Sejarahnya: Restoran Bologna mengkhususkan pada fine dining
masakan Italia. Restoran ini berdiri pada 1987, bersamaan dengan
pembuatan hotel Marina Mandarin. Pada 2005, Bologna direnovasi,
berbarengan dengan hotel.
Alasan tempat ini masih disukai:
Setelah renovasi pada 2005, restoran Bologna tampil sebagai restoran
berinterior modern dan terbuka, penuh dengan jendela kaca dan bar yang
berisi minuman lengkap.
Dengan interior yang baru, restoran ini
tak terlihat seperti berusia 24 tahun. Tetapi menu mereka masih tetap
menyajikan hidangan Italia klasik karya koki Carlo Marengon. Mereka
memakai rempah dedaunan segar, yang dipetik langsung dari kebun rempah
di dekat restoran.
Menu pilihan: Awali dengan capresse dengan daun basil dan minyak zaitun murni, lanjutkan dengan udang (scampi)
bakar yang diimpor langsung dari Italia, ikan cod serta kerang mussel.
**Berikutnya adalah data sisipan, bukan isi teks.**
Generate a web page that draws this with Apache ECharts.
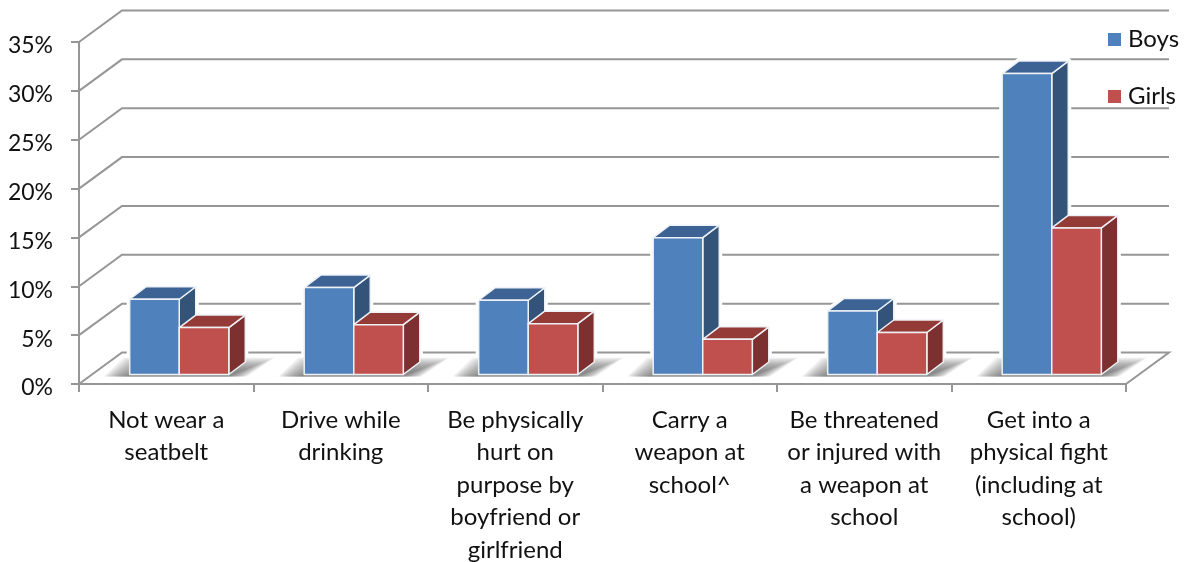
<!DOCTYPE html>
<html><head><meta charset="utf-8">
<style>html,body{margin:0;padding:0;background:#fff}#c{width:1185px;height:562px}</style>
<script src="https://cdn.jsdelivr.net/npm/echarts@6/dist/echarts.min.js"></script>
</head><body><div id="c"></div>
<script>
const categories = ["Not wear a\nseatbelt","Drive while\ndrinking","Be physically\nhurt on\npurpose by\nboyfriend or\ngirlfriend","Carry a\nweapon at\nschool^","Be threatened\nor injured with\na weapon at\nschool","Get into a\nphysical fight\n(including at\nschool)"];
const boys  = [7.7, 8.9, 7.6, 14.0, 6.5, 30.8];
const girls = [4.8, 5.1, 5.2, 3.6, 4.3, 15.0];
const yTicks = [0,5,10,15,20,25,30,35];

const FONT = 'Lato';
const TXT = '#111111', GRID = '#969696';
const WALL_DX = 43, WALL_DY = -31.5;
const BAR_DX = 13, BAR_DY = -9.5;
const SIDE_DX = 16.5, SIDE_DY = -12.5;
const BAR_FRAC = 0.284;

function poly(points, fill){
  return {type:'polygon', shape:{points}, style:{fill, stroke:'#eef2f7', lineWidth:1.5, lineJoin:'round'}};
}
function barBox(api, side){
  const i = api.value(0), v = api.value(1);
  const top = api.coord([i, v]), base = api.coord([i, 0]);
  const w = api.size([1,0])[0] * BAR_FRAC;
  const cx = top[0] + BAR_DX;
  const x0 = side < 0 ? cx - w : cx;
  return {x0, x1:x0+w, yT:top[1]+BAR_DY, yB:base[1]+BAR_DY};
}
function barRender(colors, side){
  return function(params, api){
    const {x0,x1,yT,yB} = barBox(api, side);
    const dx = SIDE_DX, dy = SIDE_DY;
    return {type:'group', children:[
      poly([[x1,yT],[x1+dx,yT+dy],[x1+dx,yB+dy],[x1,yB]], colors[2]),
      poly([[x0,yT],[x0+dx,yT+dy],[x1+dx,yT+dy],[x1,yT]], colors[1]),
      poly([[x0,yT],[x1,yT],[x1,yB],[x0,yB]], colors[0])
    ]};
  };
}
function haloRender(side){
  return function(params, api){
    const {x0,x1,yT,yB} = barBox(api, side);
    const dx = SIDE_DX, dy = SIDE_DY;
    return {type:'polygon', shape:{points:[[x0,yT],[x0+dx,yT+dy],[x1+dx,yT+dy],[x1+dx,yB+dy],[x1,yB],[x0,yB]]},
      style:{fill:'#fff', stroke:'#fff', lineWidth:6, lineJoin:'round'}};
  };
}
function wallRender(params, api){
  const t = api.value(1), cs = params.coordSys;
  const y = api.coord([0,t])[1], x = cs.x, xr = cs.x + cs.width;
  const pts = [[x,y],[x+WALL_DX,y+WALL_DY],[xr+WALL_DX,y+WALL_DY]];
  if (t === 0) pts.push([xr,y]);
  return {type:'polyline', shape:{points:pts}, style:{fill:null, stroke:GRID, lineWidth:2}};
}
function shadowRender(params, api){
  const i = api.value(0);
  const base = api.coord([i,0]);
  const w = api.size([1,0])[0] * BAR_FRAC;
  const L = base[0] + BAR_DX - w, R = base[0] + BAR_DX + w;
  const yB = base[1] + BAR_DY + 2;
  const children = [];
  const LAYERS = 16;
  for (let k = 0; k < LAYERS; k++){
    const t = k * 1.3;
    const top = yB - 19 + t * 0.7, bot = yB;
    const x0 = L - 26 + t * 1.1, x1 = R + 46 - t * 1.7;
    children.push({type:'polygon', shape:{points:[[x0,bot],[L-6+t,top],[x1,top],[R+18-t,bot]]},
      style:{fill:'rgba(100,100,100,0.08)'}});
  }
  return {type:'group', children};
}
const chart = echarts.init(document.getElementById('c'), null, {renderer:'canvas'});
chart.setOption({
  animation:false,
  backgroundColor:'#fff',
  textStyle:{fontFamily:FONT},
  grid:{left:79, right:59, top:42, bottom:178, containLabel:false, outerBoundsMode:'none'},
  legend:{
    show:true, orient:'vertical', left:1103, top:22.5, itemWidth:13, itemHeight:13, itemGap:33,
    itemStyle:{borderWidth:0},
    textStyle:{fontFamily:FONT, fontSize:24, color:TXT, padding:[0,0,0,2]},
    data:[{name:'Boys', icon:'rect'},{name:'Girls', icon:'rect'}]
  },
  xAxis:{type:'category', data:categories,
    axisLine:{lineStyle:{color:GRID,width:2}},
    axisTick:{show:true,length:8,lineStyle:{color:GRID,width:2}},
    axisLabel:{interval:0, color:TXT, fontFamily:FONT, fontSize:24, lineHeight:32.5, margin:20}},
  yAxis:{type:'value', min:0, max:35, interval:5,
    axisLine:{show:true,lineStyle:{color:GRID,width:2}},
    axisTick:{show:true,length:8,lineStyle:{color:GRID,width:2}},
    splitLine:{show:false},
    axisLabel:{formatter:'{value}%', color:TXT, fontFamily:FONT, fontSize:23, margin:26, verticalAlign:'top', lineHeight:8}},
  series:[
    {type:'custom', name:'walls', silent:true, z:1, data:yTicks.map(t=>[0,t]), encode:{x:0,y:1}, renderItem:wallRender, clip:false},
    {type:'custom', name:'haloBoys', silent:true, z:1.5, data:boys.map((v,i)=>[i,v]), encode:{x:0,y:1}, renderItem:haloRender(-1), clip:false},
    {type:'custom', name:'haloGirls', silent:true, z:1.5, data:girls.map((v,i)=>[i,v]), encode:{x:0,y:1}, renderItem:haloRender(1), clip:false},
    {type:'custom', name:'floor', silent:true, z:2, data:categories.map((c,i)=>[i,0]), encode:{x:0,y:1}, renderItem:shadowRender, clip:false},
    {type:'custom', name:'Boys', z:3, itemStyle:{color:'#4F81BD'}, data:boys.map((v,i)=>[i,v]), encode:{x:0,y:1}, renderItem:barRender(['#4F81BD','#3C6394','#335379'],-1), clip:false},
    {type:'custom', name:'Girls', z:4, itemStyle:{color:'#C0504D'}, data:girls.map((v,i)=>[i,v]), encode:{x:0,y:1}, renderItem:barRender(['#C0504D','#943A37','#7C3130'],1), clip:false}
  ]
});
</script></body></html>
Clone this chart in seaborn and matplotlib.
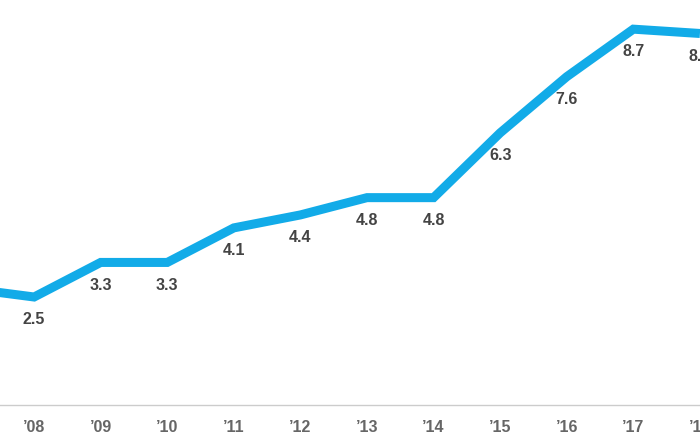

Hidangan berikutnya adalah Tortelli Porcini. Tutup makan malam dengan
tiramisu yang dibuat langsung.
Pete's Place
Terletak di Grand Hyatt Singapura, Pete's Place adalah salah satu harta karun sajian kuliner di Singapura.
Sejarahnya:
Tembok bata merah, taplak meja kotak-kotak merah dan lantai ubin merah
adalah tampilan awal Pete's Place ketika baru buka di basement Grand
Hyatt.
Kini, Pete's Place tetap mempertahankan suasana yang sama
seperti saat buka pada 1971. Buffet sup dan saladnya tetap menjadi
favorit, terutama minestrone dan sup jamur.
Alfa Lu,
“kapten” yang bergabung ke Pete's Place pada 1973, merasa restoran ini
"seolah terperangkap dalam mesin waktu yang indah."
Alasan tempat ini masih disukai:
"Kualitas makanan tempat ini selalu terjaga baik dan para stafnya
seperti teman lama saya," kata GM Lau, pelanggan yang sudah datang ke
tempat ini selama 30 tahun. "Anak-anak saya seperti tumbuh besar dengan
restoran ini."
Menu pilihan: Awali dengan buffet
sup dan salad sebelum berlanjut ke pasta segar khas buatan mereka
seperti Spaghetti Cioppino dengan udang dan kerang, dan lobster
bercangkang di atasnya.
Tiffin Room
Kari yang disajikan dengan elegan di Tiffin Room.
Sejarahnya:
Awalnya pada 1890-an, kakak beradik Sarkies (pendiri Hotel Raffles)
membuat restoran kari bernama Tiffin. Tapi baru pada 1899 restoran yang
menyajikan menu kari ini pindah ke Hotel Raffles. Pada 1976, restoran
ini resmi bernama Tiffin Room, tapi buffet kari India Utara baru
berjalan setelah Hotel Raffles diperbarui pada 1989.
Alasan tempat ini masih disukai:
Dengan koki asal India, Kuldeep Negi, dan ahli anggur Dheeraj Bhatia
yang mengurusi daftar panjang wine, Tiffin Room cukup layak menjadi
restoran India terbaik di Singapura.
Menu pilihan:
Papadum dengan cabai, celupan yoghurt berkrim dan asam, udang ala Goa
dengan kari santan dan asam jawa, ayam mentega dan makanan penutup vermicelli “kuah” susu.
Pilihan lain yang lebih mewah (seperti maharaja India dalam masa penjajahan Inggris) adalah naan bertabur bawang putih dengan kari domba cincang serta raan (domba panggang bumbu tandoor) dengan saus mint disajikan oleh staf pelayan berjaket putih.